I noticed a post on “Ships of Scale” in which a ship modeler had made a prototype of a simple small rolling mill for bending wooden model ship’s planks. His innovation was to coat the metal rollers with rubber, which increased the grip on the planks and reduced the possibility of marring them.
Some years ago I made a rolling machine for putting curves into steel bar up to 13mm thick and 100mm wide. It is electrically powered and reversible, and has been used on many occasions, including some where it was used to its physical limits. https://johnsmachines.com/2018/05/23/home-made-ring-roller-and-first-attempts-at-bronze-brazing/

With that experience behind me, I started thinking about how I would approach the issue of bending strips of wood 0.5 – 1mm thick, and typically 5mm wide, an up to 1 meter long. I had previously also adapted a PVC welding machine to the same end, but the idea of a rolling machine has appeal.

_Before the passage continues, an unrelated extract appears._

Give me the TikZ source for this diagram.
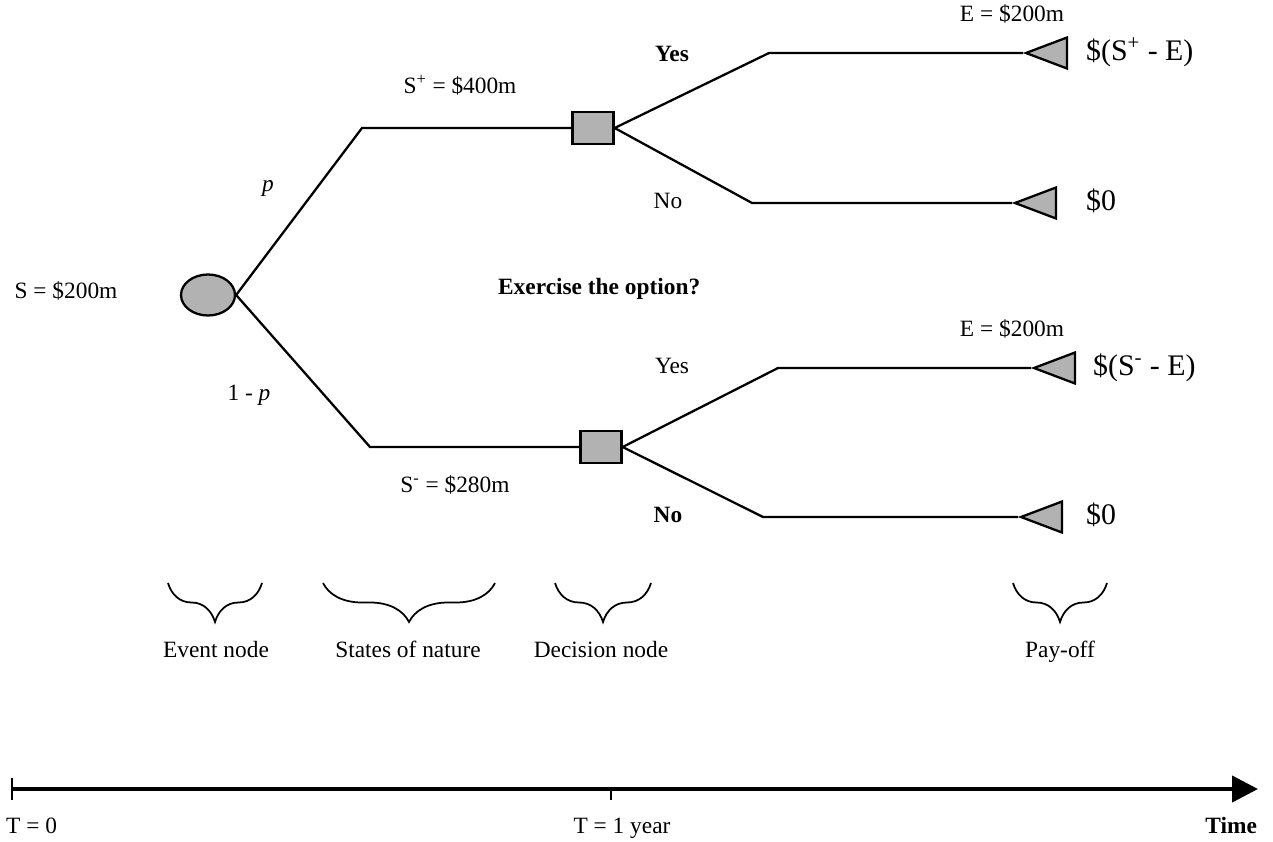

It would have 3 rollers, probably with a compressible surface like rubber or plastic. All rollers would be driven so there would be no slippage. And it would be electrically driven, reversible, and small. The rollers would probably be only 10mm diameter and maybe 25mm long.
Then a further thought….
Why not make it CNC controlled, and using small, cheap, controllable Nema 17 motors, or smaller?
The CNC controller already exists, being used for my tiny CNC mill and CNC seizing/serving machines. The controller was the most expensive part of those machines. Why not use it with small stepper motors to control the speed of pushing the strips of wood through the machine, the direction of the passage, the radius of the bend in the wood, the number of passe?. AND varying the radius of the bend along the length of of the planks!!

It would require a stepper motor to drive the 2 lower rollers, and another stepper motor to drive the top roller in the reverse rotation. And a third stepper to change the degree of separation of the top and bottom rollers, thus varying the radius of the bend.
There would need to be some new programming of G codes. But I reckon that it would do the job, more quickly, smoothly and repeatedly and controllably than any other existing method.
It would be a small machine, not very complicated. Maybe as complex as the seizing serving machine, but simpler than the 4 axis CNC mill pictured above.
The wood strips would be presoaked or microwaved, to make them more pliable. I considered the possibility of heating the rollers, but probably not.
Each pass would slightly increase the degree of bending, minimising the chance of breakage. Each pass could be very rapid, and automatically reversed. Just some fancy G coding required. Maybe a table with spaces to be filled in.

That is just a concept drawing. Already I am thinking that the rollers could be 8mm diameter, plus soft coating (?rubber or plastic), because I have bearings and rods in my workshop stock. Will discuss the idea with my expert friend Stuart.